For an embosser to truly have an embossing speed of 300 CPS, it needs to be able to produce 300 characters per second, and a character is a combination of 6 dots. So the embosser must be able to produce 300 characters of 6 dots, or 1,800 braille dots per second.  This is the proper way of determining CPS, and this is how Braillo determines our speed.

Manufacturer’s specifications aside, look at the quality of the braille embosser, its components and ask for real customer references.  Production braille publishing requires the level of engineering found only in a Braillo. The inexpensive construction of solenoid-based embossers, or having a combination of solenoid-based embossers in a larger “box”, is not suited to withstand the heavy demands of true braille production.

Interested in the technical details when determining speed? Here they are!

Some of our competitors’ speed claims are both outrageous and physically impossible.
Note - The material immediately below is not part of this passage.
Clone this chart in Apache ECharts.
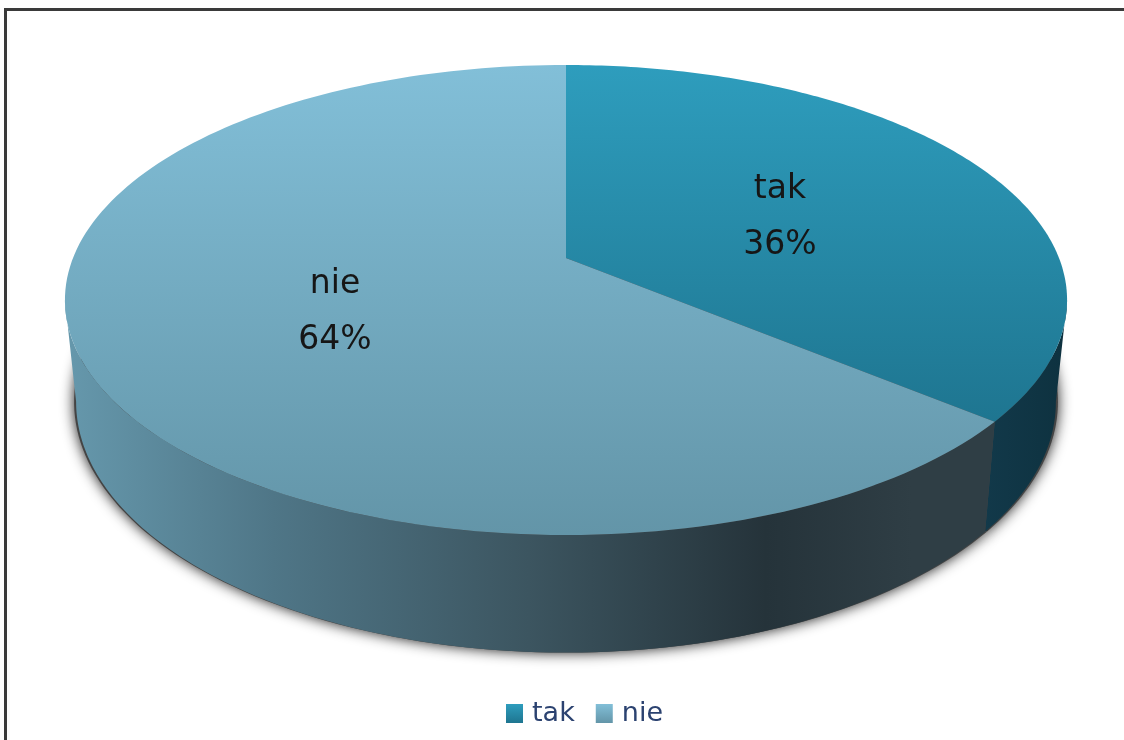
<!DOCTYPE html>
<html>
<head>
<meta charset="utf-8">
<style>html,body{margin:0;padding:0;background:#fff}#c{width:1124px;height:740px}</style>
<script src="https://cdn.jsdelivr.net/npm/echarts@6/dist/echarts.min.js"></script>
</head>
<body>
<div id="c"></div>
<script>
var categories = ['tak', 'nie'];
var values = [36, 64];

var topColors = [['#2E9DBD', '#1E7590'], ['#82BFD8', '#6395A8']];
var sideStops = [
  [[0, '#12394A'], [1, '#0E3240']],
  [[0, '#6597AB'], [0.22, '#4F7687'], [0.5, '#3C5560'], [0.76, '#25333A'], [0.92, '#2F3E45'], [1, '#2F3E45']]
];
var textAnchors = [[780, 217], [335, 312]];

// Perspective projection of the pie disc: top rim, bottom rim and its soft shadow
var CX = 566, PERSP = 0.1787;
var topRim = {r: 493, a: -181.4, b: 258};
var botRim = {r: 482, a: -179, b: 357};
var shadowRim = {r: 484, a: -179, b: 357};
var total = values.reduce(function (s, v) { return s + v; }, 0);
// the front of the side wall lies between the two silhouette tangents
var FRONT0 = Math.acos(-PERSP), FRONT1 = 2 * Math.PI - FRONT0;

function project(rim, ang, radius) {
  var u = radius * Math.sin(ang), v = radius * Math.cos(ang), w = 1 + PERSP * v;
  return [CX + rim.r * u / w, (rim.a * v + rim.b) / w];
}
function arc(rim, a0, a1) {
  var pts = [], n = 160;
  for (var i = 0; i <= n; i++) pts.push(project(rim, a0 + (a1 - a0) * i / n, 1));
  return pts;
}
function lin(x0, y0, x1, y1, stops) {
  return new echarts.graphic.LinearGradient(x0, y0, x1, y1,
    stops.map(function (s) { return {offset: s[0], color: s[1]}; }), true);
}
function sliceRange(idx) {
  var before = 0;
  for (var i = 0; i < idx; i++) before += values[i];
  return [before / total * 2 * Math.PI, (before + values[idx]) / total * 2 * Math.PI];
}
function renderSlice(idx) {
  var rg = sliceRange(idx), a0 = rg[0], a1 = rg[1];
  var s0 = Math.max(a0, FRONT0), s1 = Math.min(a1, FRONT1);
  var topArc = arc(topRim, a0, a1);
  var sideTop = arc(topRim, s0, s1), sideBot = arc(botRim, s0, s1);
  var apexTop = project(topRim, 0, 0), apexBot = project(shadowRim, 0, 0);
  var sideGrad = idx === 0 ? lin(983, 0, 1062, 0, sideStops[0]) : lin(72, 0, 985, 0, sideStops[1]);
  var topGrad = idx === 0
    ? lin(0, 65, 0, 425, [[0, topColors[0][0]], [1, topColors[0][1]]])
    : lin(0, 65, 0, 535, [[0, topColors[1][0]], [1, topColors[1][1]]]);
  var anchor = textAnchors[idx];
  var txt = {fontFamily: 'DejaVu Sans', fontSize: 33, fill: '#161616', align: 'center', verticalAlign: 'middle'};
  function label(str, y) {
    return {type: 'text', z2: 5, silent: true,
      style: Object.assign({}, txt, {text: str, x: anchor[0], y: y})};
  }
  return {
    type: 'group',
    children: [
      {type: 'polygon', z2: 0, silent: true,
        shape: {points: [apexBot].concat(arc(shadowRim, a0, a1))},
        style: {fill: '#444', shadowBlur: 14, shadowColor: 'rgba(0,0,0,0.9)'}},
      {type: 'polygon', z2: 1, silent: true,
        shape: {points: sideTop.concat(sideBot.slice().reverse())},
        style: {fill: sideGrad}},
      {type: 'polygon', z2: 2, silent: true,
        shape: {points: [apexTop].concat(topArc)},
        style: {fill: topGrad}},
      label(categories[idx], anchor[1] - 28),
      label(Math.round(values[idx] / total * 100) + '%', anchor[1] + 28)
    ]
  };
}

var chart = echarts.init(document.getElementById('c'), null, {renderer: 'canvas'});
chart.setOption({
  animation: false,
  backgroundColor: '#fff',
  graphic: [
    {type: 'rect', silent: true, shape: {x: 4, y: 8, width: 1120, height: 3}, style: {fill: '#3a3a3a'}},
    {type: 'rect', silent: true, shape: {x: 4, y: 8, width: 3, height: 732}, style: {fill: '#3a3a3a'}}
  ],
  legend: {
    data: categories,
    left: 501,
    top: 695,
    icon: 'rect',
    itemWidth: 17,
    itemHeight: 19,
    itemGap: 21,
    selectedMode: false,
    textStyle: {fontFamily: 'DejaVu Sans', fontSize: 27, color: '#2B4270', padding: [0, 0, 0, 4]}
  },
  series: categories.map(function (name, idx) {
    return {
      type: 'custom',
      name: name,
      coordinateSystem: 'none',
      silent: true,
      itemStyle: {
        color: new echarts.graphic.LinearGradient(0, 0, 0, 1, [
          {offset: 0, color: topColors[idx][0]},
          {offset: 1, color: topColors[idx][1]}
        ])
      },
      data: [values[idx]],
      renderItem: function () { return renderSlice(idx); }
    };
  })
});
</script>
</body>
</html>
Let’s look at a quick example:

Braillo’s slowest embosser, the 300 S2, can produce 1,800 dots per second, because each of its 168 dedicated printing mechanisms can emboss at 10.71 rows of braille dots per second (1,800 CPS/168 Printing Mechanisms =10.71 rows per second).  Remember, a Braillo embosses a complete row of dots on both sides of the page, one line of dots at a time, in every cycle. With our frequency at 10.71 Hz, the Braillo 300 S2 can emboss 3.33 complete lines of 84 full braille cells every 3.57 seconds, or 299.88 CPS.

Our competitor’s fastest embosser claims a speed of 330 CPS, yet they use only 39 solenoids which are split into 3 embosser heads.  To emboss at their claimed speed of 330 CPS or 1,980 braille dots per second, each of these 39 solenoids will need to emboss a dot, and then the solenoid must move potentially the full width of a page to get to the next dot’s correct location, and emboss again. They claim they can do this at the incredible rate of  (1,980 CPS/39 solenoids) = 50.76 times per second!  This is impossible and the reason why many of these competing embossers fail – they are pushed to try and keep up with Braillo, but the inexpensive construction of solenoid-based embossers is not suited to withstand the heavy demands of true braille production.

Do not purchase a braille embosser until you have a manufacturer show you that they can achieve their claimed speeds, printing full braille cells for at least 1,000 printed pages, and do so without losing the quality of their braille.  We invite you to test any Braillo against the competition so that you can see for yourself.

Braille embossing speed is an important feature of any braille embosser. When you can print at higher speeds over long periods, and keep your braille formatting quality high, you increase the profitability of your operations.  This is one of the reasons manufacturers are so keen on inflating their speed claims.  Only Braillo can engineer and construct production braille  embossers with the high quality materials necessary to achieve true production speeds.